* Begin PROVIDED DATA *

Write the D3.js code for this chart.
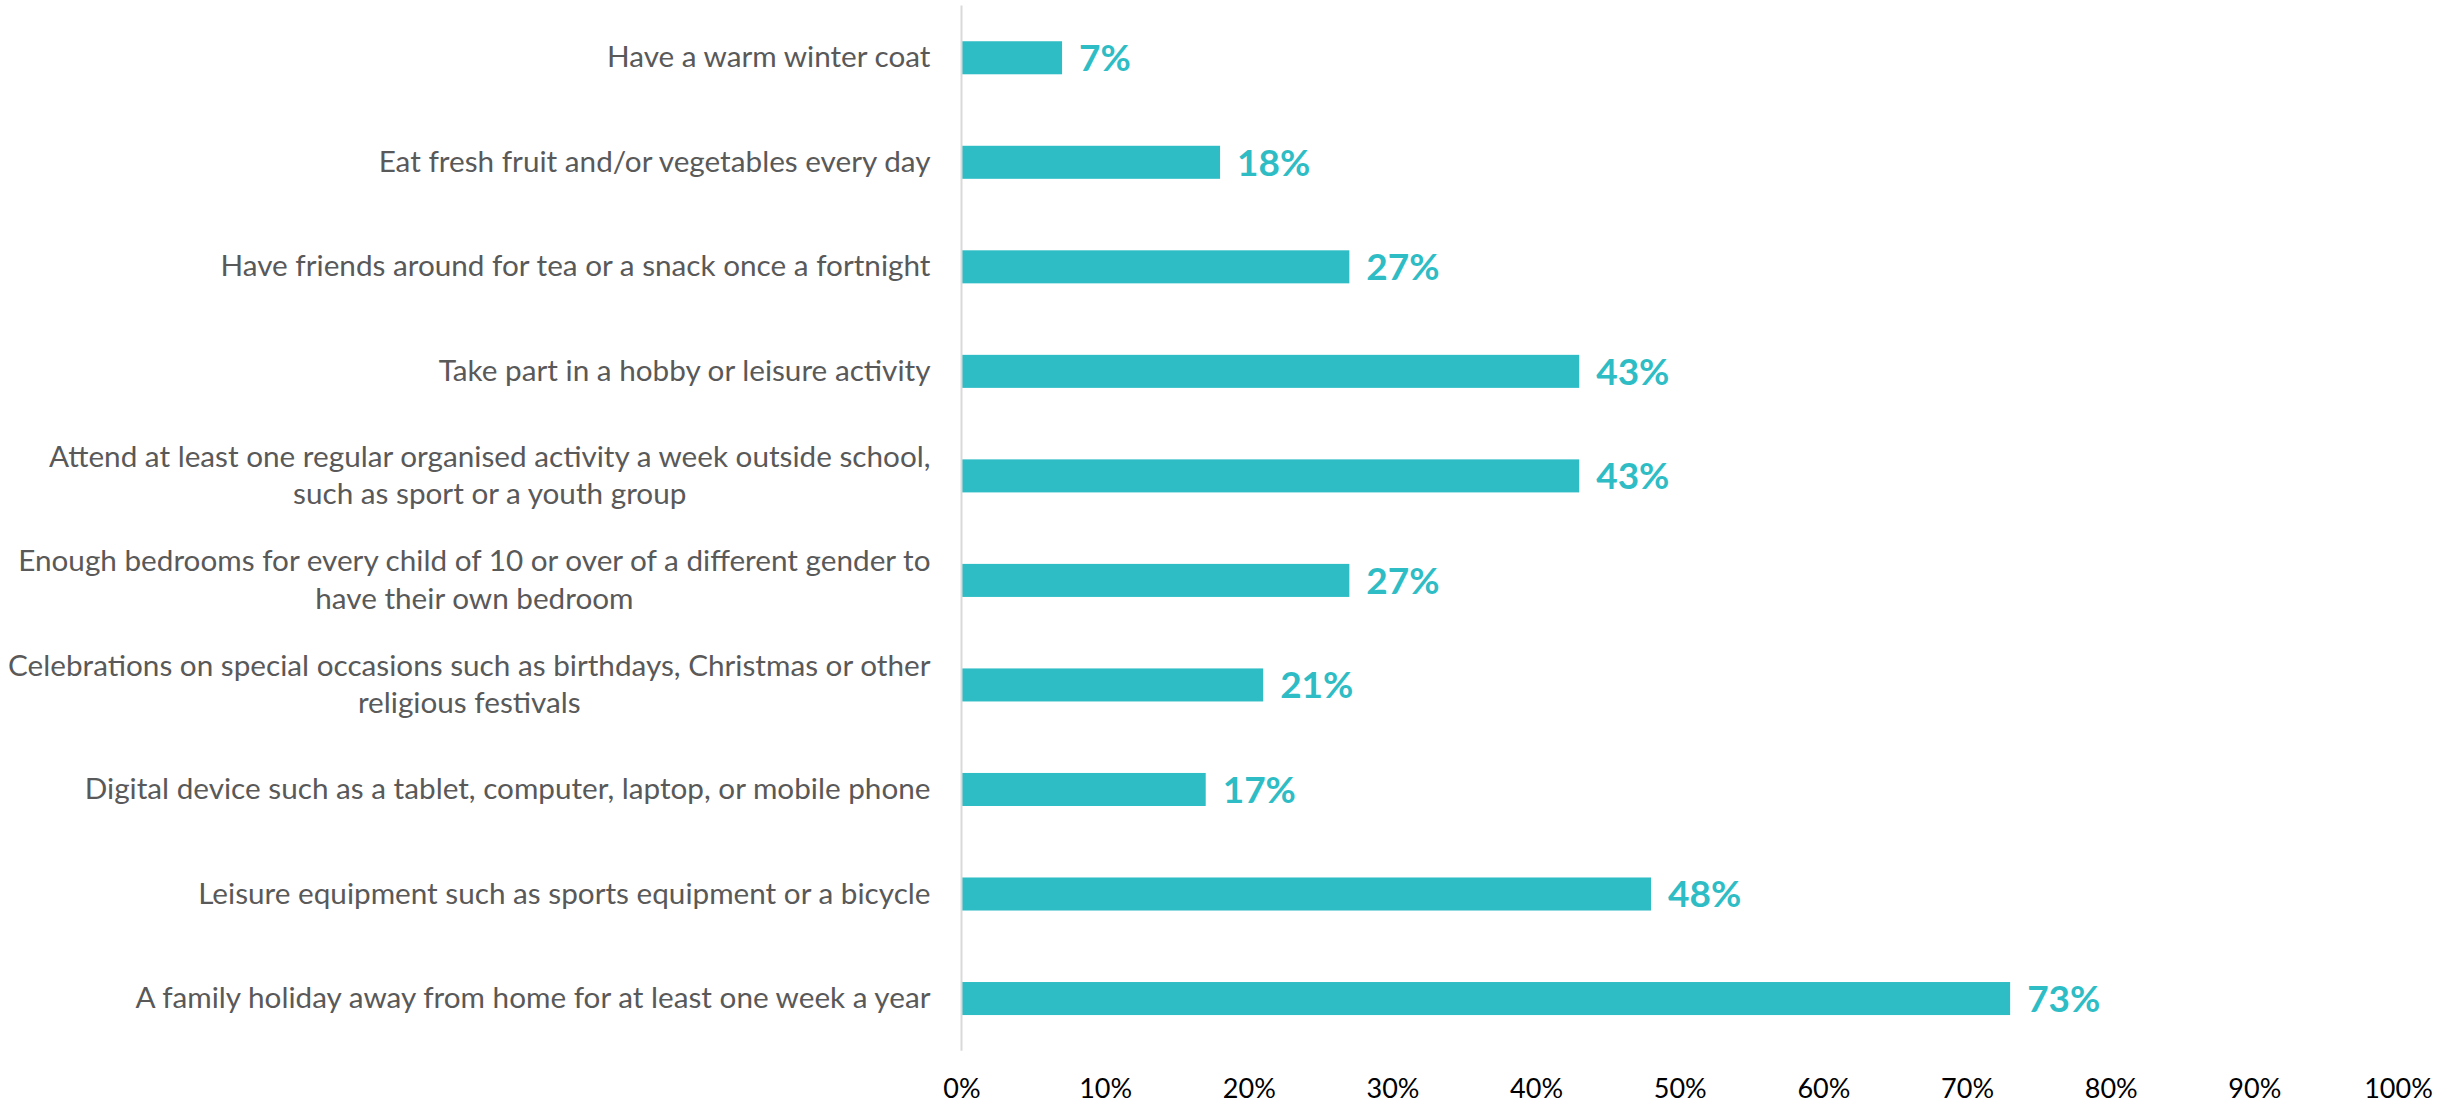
<!DOCTYPE html>
<html>
<head>
<meta charset="utf-8">
<script src="https://cdn.jsdelivr.net/npm/d3@7"></script>
<style>
  html, body { margin: 0; padding: 0; background: #fff; }
  svg { display: block; }
</style>
</head>
<body>
<svg id="chart" width="2463" height="1107"></svg>
<script>
// Items children go without, top to bottom; "\n" marks a wrapped line
const categories = [
  "Have a warm winter coat",
  "Eat fresh fruit and/or vegetables every day",
  "Have friends around for tea or a snack once a fortnight",
  "Take part in a hobby or leisure activity",
  "Attend at least one regular organised activity a week outside school,\nsuch as sport or a youth group",
  "Enough bedrooms for every child of 10 or over of a different gender to\nhave their own bedroom",
  "Celebrations on special occasions such as birthdays, Christmas or other\nreligious festivals",
  "Digital device such as a tablet, computer, laptop, or mobile phone",
  "Leisure equipment such as sports equipment or a bicycle",
  "A family holiday away from home for at least one week a year"
];
// Share of children (%)
const values = [7, 18, 27, 43, 43, 27, 21, 17, 48, 73];
// X axis ticks (%)
const xTicks = [0, 10, 20, 30, 40, 50, 60, 70, 80, 90, 100];

const barColor = "#2ebdc5";
const font = "Lato, 'Open Sans', sans-serif";

const svg = d3.select("#chart");
const plot = { left: 961.5, right: 2398, top: 5.5, bottom: 1050.8 };

const x = d3.scaleLinear().domain([0, 100]).range([plot.left, plot.right]);
const y = d3.scaleBand().domain(d3.range(categories.length))
  .range([plot.top, plot.bottom]).paddingInner(0.684).paddingOuter(0.342);

// Bars
svg.append("g").selectAll("rect")
  .data(values)
  .join("rect")
  .attr("x", x(0))
  .attr("y", (d, i) => y(i))
  .attr("width", d => x(d) - x(0))
  .attr("height", y.bandwidth())
  .attr("fill", barColor);

// Vertical category axis line
svg.append("line")
  .attr("x1", x(0)).attr("x2", x(0))
  .attr("y1", plot.top).attr("y2", plot.bottom)
  .attr("stroke", "#d9d9d9").attr("stroke-width", 2);

// Value labels
svg.append("g").selectAll("text")
  .data(values)
  .join("text")
  .attr("x", d => x(d) + 17)
  .attr("y", (d, i) => y(i) + y.bandwidth() / 2)
  .attr("dy", "0.36em")
  .attr("font-family", font)
  .attr("font-weight", 700)
  .attr("font-size", 37)
  .attr("fill", barColor)
  .text(d => d + "%");

// Category labels: right-aligned block, wrapped lines centred on each other
const labelRight = plot.left - 31;
const lineH = 37.7;
const catG = svg.append("g");
categories.forEach((c, i) => {
  const lines = c.split("\n");
  const cy = y(i) + y.bandwidth() / 2;
  const g = catG.append("g");
  const texts = lines.map((ln, k) => g.append("text")
    .attr("y", cy + (k - (lines.length - 1) / 2) * lineH)
    .attr("dy", "0.32em")
    .attr("font-family", font)
    .attr("font-size", 29.7)
    .attr("fill", "#595959")
    .text(ln));
  const widths = texts.map(t => t.node().getComputedTextLength());
  const maxW = d3.max(widths);
  texts.forEach(t => t.attr("x", labelRight - maxW / 2).attr("text-anchor", "middle"));
});

// X axis tick labels
const xAxis = d3.axisBottom(x).tickValues(xTicks).tickFormat(d => d + "%").tickSize(0).tickPadding(0);
const ax = svg.append("g").attr("transform", "translate(0,1079)").call(xAxis);
ax.select(".domain").remove();
ax.selectAll("text")
  .attr("font-family", font)
  .attr("font-size", 27)
  .attr("fill", "#000");
</script>
</body>
</html>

* End PROVIDED DATA *

Leave out the pictures and transcribe everything else exactly.

Write the D3.js code for this chart.
<!DOCTYPE html>
<html>
<head>
<meta charset="utf-8">
<script src="https://cdn.jsdelivr.net/npm/d3@7"></script>
<style>
  html, body { margin: 0; padding: 0; background: #fff; }
  svg { display: block; }
</style>
</head>
<body>
<svg id="chart" width="2463" height="1107"></svg>
<script>
// Items children go without, top to bottom; "\n" marks a wrapped line
const categories = [
  "Have a warm winter coat",
  "Eat fresh fruit and/or vegetables every day",
  "Have friends around for tea or a snack once a fortnight",
  "Take part in a hobby or leisure activity",
  "Attend at least one regular organised activity a week outside school,\nsuch as sport or a youth group",
  "Enough bedrooms for every child of 10 or over of a different gender to\nhave their own bedroom",
  "Celebrations on special occasions such as birthdays, Christmas or other\nreligious festivals",
  "Digital device such as a tablet, computer, laptop, or mobile phone",
  "Leisure equipment such as sports equipment or a bicycle",
  "A family holiday away from home for at least one week a year"
];
// Share of children (%)
const values = [7, 18, 27, 43, 43, 27, 21, 17, 48, 73];
// X axis ticks (%)
const xTicks = [0, 10, 20, 30, 40, 50, 60, 70, 80, 90, 100];

const barColor = "#2ebdc5";
const font = "Lato, 'Open Sans', sans-serif";

const svg = d3.select("#chart");
const plot = { left: 961.5, right: 2398, top: 5.5, bottom: 1050.8 };

const x = d3.scaleLinear().domain([0, 100]).range([plot.left, plot.right]);
const y = d3.scaleBand().domain(d3.range(categories.length))
  .range([plot.top, plot.bottom]).paddingInner(0.684).paddingOuter(0.342);

// Bars
svg.append("g").selectAll("rect")
  .data(values)
  .join("rect")
  .attr("x", x(0))
  .attr("y", (d, i) => y(i))
  .attr("width", d => x(d) - x(0))
  .attr("height", y.bandwidth())
  .attr("fill", barColor);

// Vertical category axis line
svg.append("line")
  .attr("x1", x(0)).attr("x2", x(0))
  .attr("y1", plot.top).attr("y2", plot.bottom)
  .attr("stroke", "#d9d9d9").attr("stroke-width", 2);

// Value labels
svg.append("g").selectAll("text")
  .data(values)
  .join("text")
  .attr("x", d => x(d) + 17)
  .attr("y", (d, i) => y(i) + y.bandwidth() / 2)
  .attr("dy", "0.36em")
  .attr("font-family", font)
  .attr("font-weight", 700)
  .attr("font-size", 37)
  .attr("fill", barColor)
  .text(d => d + "%");

// Category labels: right-aligned block, wrapped lines centred on each other
const labelRight = plot.left - 31;
const lineH = 37.7;
const catG = svg.append("g");
categories.forEach((c, i) => {
  const lines = c.split("\n");
  const cy = y(i) + y.bandwidth() / 2;
  const g = catG.append("g");
  const texts = lines.map((ln, k) => g.append("text")
    .attr("y", cy + (k - (lines.length - 1) / 2) * lineH)
    .attr("dy", "0.32em")
    .attr("font-family", font)
    .attr("font-size", 29.7)
    .attr("fill", "#595959")
    .text(ln));
  const widths = texts.map(t => t.node().getComputedTextLength());
  const maxW = d3.max(widths);
  texts.forEach(t => t.attr("x", labelRight - maxW / 2).attr("text-anchor", "middle"));
});

// X axis tick labels
const xAxis = d3.axisBottom(x).tickValues(xTicks).tickFormat(d => d + "%").tickSize(0).tickPadding(0);
const ax = svg.append("g").attr("transform", "translate(0,1079)").call(xAxis);
ax.select(".domain").remove();
ax.selectAll("text")
  .attr("font-family", font)
  .attr("font-size", 27)
  .attr("fill", "#000");
</script>
</body>
</html>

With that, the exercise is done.